Hawes’s voice went beyond fashion. It was Political Fashion. Book after book, she shared her left-leaning points of views with so much character and conviction that were ahead of her time. From advocating for child-care to pushing for more research on women’s health, Elizabeth Hawes was an incredibly important voice for Americans in the 20th century. 

This is a passage from her book Hurry Up Please, it’s time. 

A dress designer would have to be blind and deaf not to conclude that her own well-being, as well as the desire for the beautiful, are bound and tied to that of the whole country, the world: tied to jobs, security, and peace for the majority of the people.

The role of women in fashion

It has been women who have continuously revolutionized the fashion industry. 

Marie Antoinette illustrates the ostentatious and eccentric fashion of the 18th century with her “pouf” (a hairstyle that adds volume to the hair and became popular in the 1770s because of the Queen. 

It was Josephine Bonaparte, who, after the Reign of Terror in France, pushed back on boned corsets and proclaimed the old underwear to be the new outerwear with her friend Terezia. A pivotal moment that revolutionized fashion for good.

(Learn more about the French women who made Political Fashion and made a Revolution)

In Empresses of Seventh Avenue, Nancy MacDonell shows us that it was women who put American fashion on the map. The fashion journalism, opinions, fashion, and creations that the Empresses of Seventh Avenue did for American fashion still contribute to the way American fashion is being represented and consumed across the world. 

Unfortunately, many of these names are not widely known, and their legacies don’t get the attention they deserve. American Fashion designer Tory Burch describes Empresses as “the Extraordinary American women who shaped our industry”. When asked about the contrast between fashion in the early 20th century versus the 21st century MacDonell believes things have changed, but of course they are not perfect. She points out the need to have more people of color, women, and marginalized groups. “From an industry that is all about change, fashion can be stuck in the past.”

MacDonell’s book is patriotic, because it tells the story of hardworking women who loved America and American fashion, and worked extremely hard for people in this country and around the world to share that same feeling of pride and recognition for the talent, industry, and technology that comes from the United States. 
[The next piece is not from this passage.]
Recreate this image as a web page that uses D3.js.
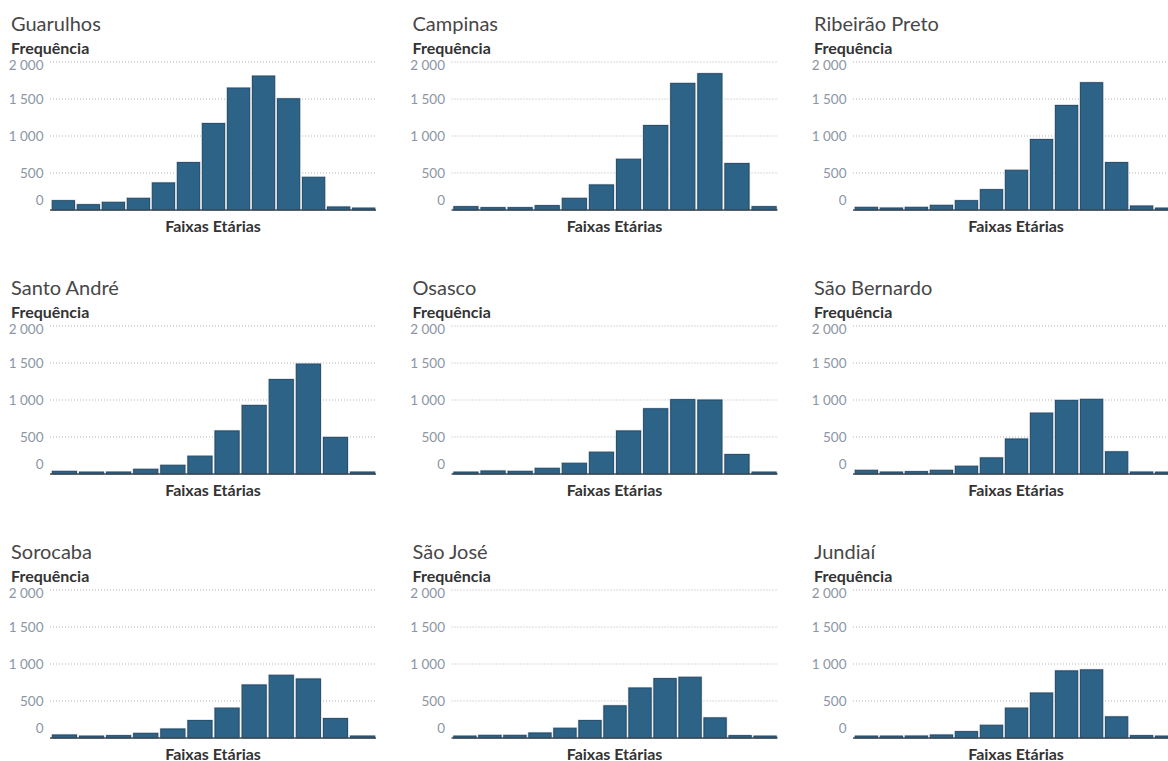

“American fashion should focus on what it does best. It should reflect what the United States really looks like, with more diversity of opinion. That is changing, but it’s not there yet.”

We talked about the French legend, and I believe there is an American ready-to-wear legend that is just as interesting. It is instructive to know more about where you come from. Having this complete history of a particular period of American fashion, I think it shows people what the fashion industry was against, how audacious it was to say “New York is going to be the center of fashion, not Paris. I think this is something that many people don’t realize, what the struggle was, to get American fashion the recognition that it now has. And it is a huge industry now, billions and billions of dollars. It’s the biggest fashion market. 

Carmel Snow, Edna Woolman Chase, and several of these women wrote memoirs, others were journalists, so Nancy MacDonell was able to go back to the primary sources and hear “directly” from these women about their work, their personal life, and the context they lived in navigating a still to-be-recognized American fashion industry.

“Fashion is a small world now, but it was a smaller world then”.